Artworks were loaned out to numerous museums including the Victoria & Albert Museum in London, the Smithsonian In Washington, DC and the Rubin Museum of Art in New York for exhibits.

The seal ring of Maharaja Ranjit Singh, the delicate Sikh sketches by Emily Eden, the vibrant phulkaris embroidered by deft hands, the Nanak Shahi coins, symbols of sikh sovereignty, and so much more was shared readily with the world.

I wonder how else would we, as a community, be able to experience the totality of our rich Sikh artistic heritage if it was not for this magnificent collection.

In 2003, he gifted 100 magnificent Sikh artworks to the Asian Art Museum in San Francisco, establishing for perpetuity the Satinder Kaur Kapany Gallery of Sikh Art, the first permanent Sikh art gallery in the west.

Recently, the Montreal Museum of Fine Art was the beneficiary of another significant gift of 150 artworks, leading the way for Canada’s first permanent Sikh art gallery.

Philanthropy is not something he set out to do in his later years. Dr Kapany set up the Sikh Foundation as early as in 1967, with the promise to create an understanding of the history, art and culture of Sikhs.

Speaking at the 50th Anniversary Gala of the Sikh Foundation at the Asian Art Museum San Francisco, on May 5, 2017, he addressed the audience and said: ” We should ensure that our friends of other faiths, races and cultures understand who and what we are. We must present the beauty of our heritage without chauvinism. The wisdom, philosophy and arts of the Sikh faith belong to the world.”

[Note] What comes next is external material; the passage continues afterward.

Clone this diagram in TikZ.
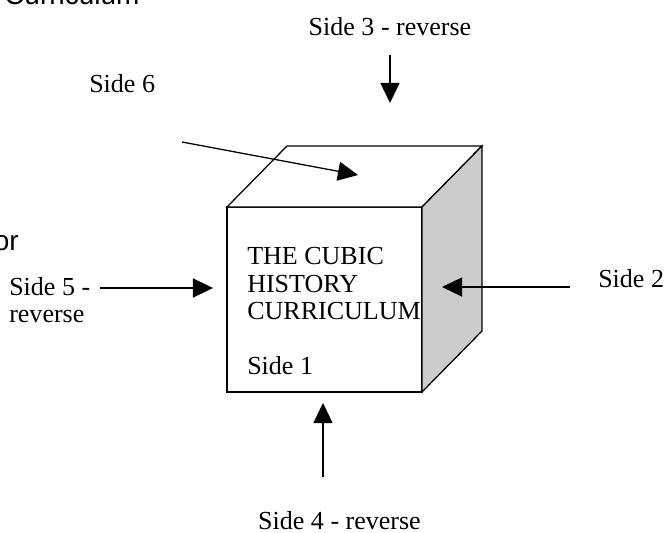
\documentclass[tikz,border=0pt]{standalone}
\usepackage{fontspec}
\setmainfont{Liberation Serif}
\newfontfamily\pagefont{Liberation Sans}
\usepackage{tikz}
\usetikzlibrary{arrows.meta,positioning}
\definecolor{SideGray}{HTML}{CCCCCC}

\begin{document}
\begin{tikzpicture}[
  x=0.025cm, y=-0.025cm,
  lbl/.style={inner sep=0pt, align=left, font=\fontsize{18.5}{19.6}\selectfont},
  face/.style={draw, line width=0.9pt, line join=miter},
  arr/.style={-{Triangle[length=0.5cm, width=0.475cm]}, line width=0.9pt}
]
  \path[use as bounding box] (0,0) rectangle (667,533);
  \clip (0,0) rectangle (667,533);

  \coordinate (fnw) at (227,207);
  \coordinate (fne) at (422,207);
  \coordinate (fse) at (422,392);
  \coordinate (fsw) at (227,392);
  \coordinate (bnw) at (287,146);
  \coordinate (bne) at (482,146);
  \coordinate (bse) at (482,331);

  \draw[face, fill=white] (fnw) -- (fne) -- (fse) -- (fsw) -- cycle;
  \draw[face, fill=white] (fnw) -- (bnw) -- (bne) -- (fne) -- cycle;
  \draw[face, fill=SideGray] (fne) -- (bne) -- (bse) -- (fse) -- cycle;

  \node[lbl, anchor=north west] (title) at (247,247)
    {THE CUBIC\\HISTORY\\CURRICULUM\\[\baselineskip]Side 1};

  \node[inner sep=0pt, anchor=base west, font=\pagefont\fontsize{19.9}{22}\selectfont]
    (head) at (4,4) {Curriculum};
  \node[inner sep=0pt, anchor=base east, font=\pagefont\fontsize{19.9}{22}\selectfont]
    (frag) at (19,250) {or};

  \node[lbl, anchor=base] (side3) at (390,35) {Side 3 - reverse};
  \node[lbl, anchor=base west] (side6) at (89,92) {Side 6};
  \node[lbl, anchor=north west] (side5) at (9,277) {Side 5 -\\reverse};
  \node[lbl, anchor=base west] (side2) at (598,287) {Side 2};
  \node[lbl, anchor=base] (side4) at (339.5,529.5) {Side 4 - reverse};

  \coordinate (s3a) at (390,55);   \coordinate (s3b) at (390,103);
  \coordinate (s6a) at (182,142);  \coordinate (s6b) at (358,175);
  \coordinate (s5a) at (100,288);  \coordinate (s5b) at (213,288);
  \coordinate (s2a) at (570,287);  \coordinate (s2b) at (442,287);
  \coordinate (s4a) at (323,477);  \coordinate (s4b) at (323,403);

  \draw[arr] (s3a) -- (s3b);
  \draw[arr] (s6a) -- (s6b);
  \draw[arr] (s5a) -- (s5b);
  \draw[arr] (s2a) -- (s2b);
  \draw[arr] (s4a) -- (s4b);
\end{tikzpicture}
\end{document}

He fully lived the Sikh concept of “Dasvandh” which is sharing one tenth of your earnings with others.

His commitment to education inspired him to establish the first of its kind Kundan Kaur Kapany Chair of Sikh & Punjabi Language Studies in 1991 at UC Santa Barbara, which is named in honor of his mother.

He also endowed a chair of Opto-Electronics and a professorship in Entrepreneurship at UC Santa Cruz.

Honoring his father, Sundar Singh Kapany, he gifted his extensive collection of Sikh books to the McHenry Library at UC Santa Cruz along with the dedication of a reading room.

He led community efforts to establish three other chairs of Sikh Studies at university campuses in California, generously contributing both time and resources. He regularly contributed to support Sikh youth in the Punjab.

As an author and researcher, he published over 100 scientific papers and four books on Opto-electronics and entrepreneurship.

He was Regents Professor at the UC Berkeley and UC Santa Cruz and visiting scholar to Stanford University in the Physics department and consulting professor in the Department of Electrical Engineering. In 1979 he started the Center for Innovation & Entrepreneurial Development (CIED) at UC Santa Cruz.

He was an active member of the US National Inventors Council, Young Presidents Organization, The India-America Council, and Rotary Club of Palo Alto.

Dr Kapany received numerous awards including The Excellence 2000 Award from the USA Pan-Asian American Chamber of Commerce in 1998, the Pravasi Bharati Award by the Indian government in 2008, an honorary doctorate by the Guru Nanak Dev University, the Fiat Lux Award by the University of California in 2008 and the Asia Game Changer West Award in 2019.

His faith and pride in his Sikh heritage was deep rooted and motivated his entire life.

He spent the last years of his life writing his memoirs, The Man Who Bent Light, which should be available in spring 2021.

In his office at the Sikh Foundation in Palo Alto, California hung a huge oil painting of the Kar Sewa at the Golden Temple by artist Sukhpreet Singh.

In front of his desk stood the majestic bronze sculpture of Maharaja Ranjit Singh.

I fondly recall him saying: “I am a lucky man. I have my Guru behind me and my Maharaja in front.”

Indeed, so I am for having had the opportunity to work with him for almost 15 years and be inspired by his vision, character, personality, intellect, energy and his famous booming laughter.